What this song does in a room
"I Give You My Heart" is a covenant song disguised as a worship chorus. The melody is simple enough that the congregation can sing it the first time through. The words are short enough that the room is not occupied with reading. And because of those two design choices, the song has nowhere for the singer to hide.
By the second chorus, the congregation has either offered what the song is asking them to offer or they have stopped meaning the words. There is no third option.
You can usually tell when a room is meaning it. The volume gets quieter rather than louder. The singing becomes more private even though it is corporate. People who have hands at their sides will sometimes raise them without thinking about it. The song slips past the defenses the way a quiet question does.
What this song is saying about God
The song is a covenant prayer. The congregation is not describing God. They are offering themselves to Him.
Romans 12:1 is the foundational text. "I appeal to you therefore, brothers, by the mercies of God, to present your bodies as a living sacrifice, holy and acceptable to God, which is your spiritual worship." Paul is naming the act of self-offering as the actual definition of worship. Not the songs. Not the lifted hands. The offering of the whole self. The song operationalizes this by asking the congregation to say it out loud, in simple words, with their own voice.
Psalm 27:8 anchors the relational posture. "You have said, 'Seek my face.' My heart says to you, 'Your face, Lord, do I seek.'" David is responding to God's invitation with the deepest answer he can give. The heart goes where the face is sought. The song is teaching the same response in singable form.
1 Samuel 16:7 reinforces what God receives. "For the Lord sees not as man sees: man looks on the outward appearance, but the Lord looks on the heart." When the congregation sings "I give you my heart," they are not offering a symbol. They are offering the thing God actually looks at. The Hebrew word for heart, lev, encompasses the mind, the will, the affections, the inner self. The whole interior life. That is what is being handed over.

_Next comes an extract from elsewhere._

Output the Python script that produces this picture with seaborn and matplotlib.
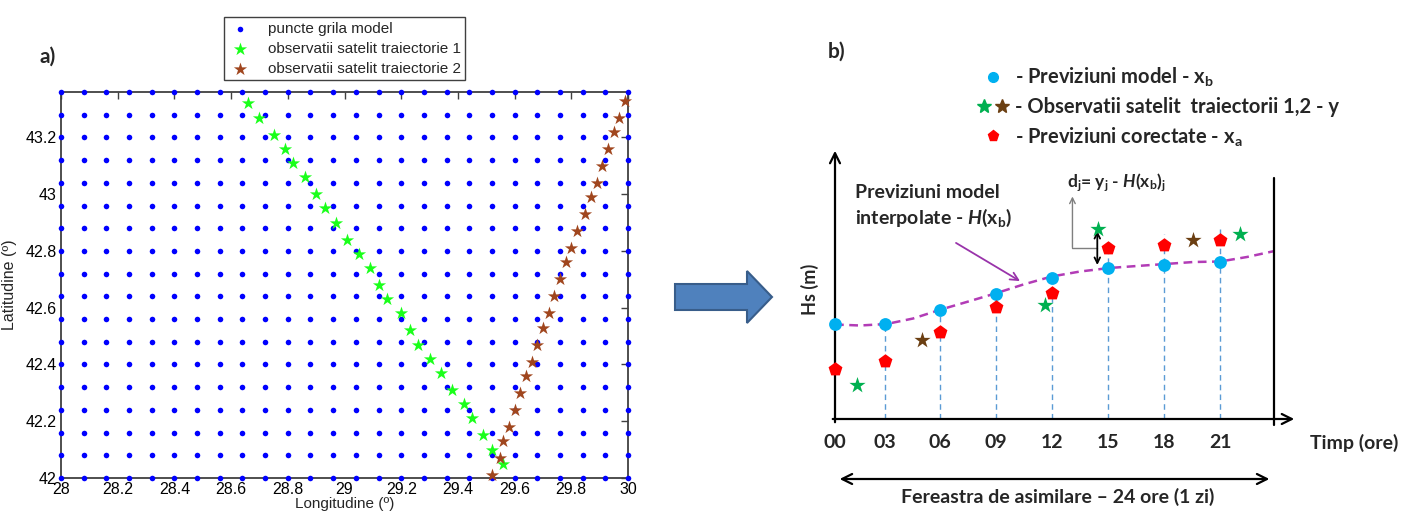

The song's theology is uncomfortable for the same reason Romans 12 is uncomfortable. The believer is not asked to give God a portion. The believer is asked to give God the whole self, on the explicit ground that God's mercy has already given the believer the whole of Christ. The exchange is not balanced. It is grace-prompted.
What the song refuses to allow is a hedged offering. The phrasing is total. "Lord, have your way in me." Not in part of me. Not in the parts I am comfortable with. In me. The simplicity of the language is the song's pastoral force.
Where to place this song in your set
The most natural placement is as a response song after the gospel has been preached. Place it after a sermon that invited a response, after a baptism, after a moment of confession, or after communion.
It also works at the end of a worship set as a sending offering. The congregation has worshiped together and is about to scatter. This song gives them language to seal the morning by handing themselves over before they leave.
For a consecration service, an ordination, a missions commissioning, or any moment where the church is sending someone out, this song carries weight. The covenant language meets the moment.
Avoid using it as an opener. The song requires that the room has already softened. If you place it first, the congregation will sing the melody without being inside the words.
In a youth retreat or camp setting, this song has a long history of functioning as the moment when students actually mean a commitment they have been circling for years. Treat that history with care. Do not rush the song. Give the room time.
Practical notes for leading this song
The tempo is 72 bpm. The male key is G and the female key is Bb. The melody is intentionally simple and sits comfortably for untrained voices. Do not overcomplicate the arrangement.
For the production side. Lighting: bring it down. A single warm wash on the platform. No movement, no chase, no audience light. The song wants the room dark enough that people are not aware of the people around them. Audio: piano forward, pads sustaining, everything else minimal. If you have a drum kit, use brushes or leave the kit out entirely. ProPresenter: the lyrics repeat with very few variations, so build the slide stack to hold rather than advance. Camera: this is not a moment for a tight close-up on the leader. Hold wide. The congregation is the subject of the camera here, not the platform.
Resist the urge to add a key change or a build. Reuben Morgan's original is understated for a reason. The power of the song is in its sincerity, not its production. A modulation up a step on the final chorus will turn a covenant prayer into a worship performance, and the song will lose what it was built to do.
If you have a vocalist who can lead the song from the keys rather than from a center mic, set it up that way. The visual of one person at a piano, singing a prayer rather than performing a song, reinforces the form.
A spoken introduction before the song is often more effective than a musical intro. Read Romans 12:1 aloud, then sit at the piano and begin.
Songs that pair well
"Take My Life and Let It Be" by Frances Havergal is the hymn ancestor of this song and pairs almost perfectly. "All to Jesus I Surrender" carries the same offering posture in classic form. "Lord I Surrender" and "Holy Spirit" by the Torwalts work as contemporary follow-ups.
For a baptism or consecration moment, "In Christ Alone" pairs well as the doctrinal anchor underneath the offering.
Before you lead this song
The room is about to hand God their heart. Do not stand between them and the moment. Lead simply, then get out of the way.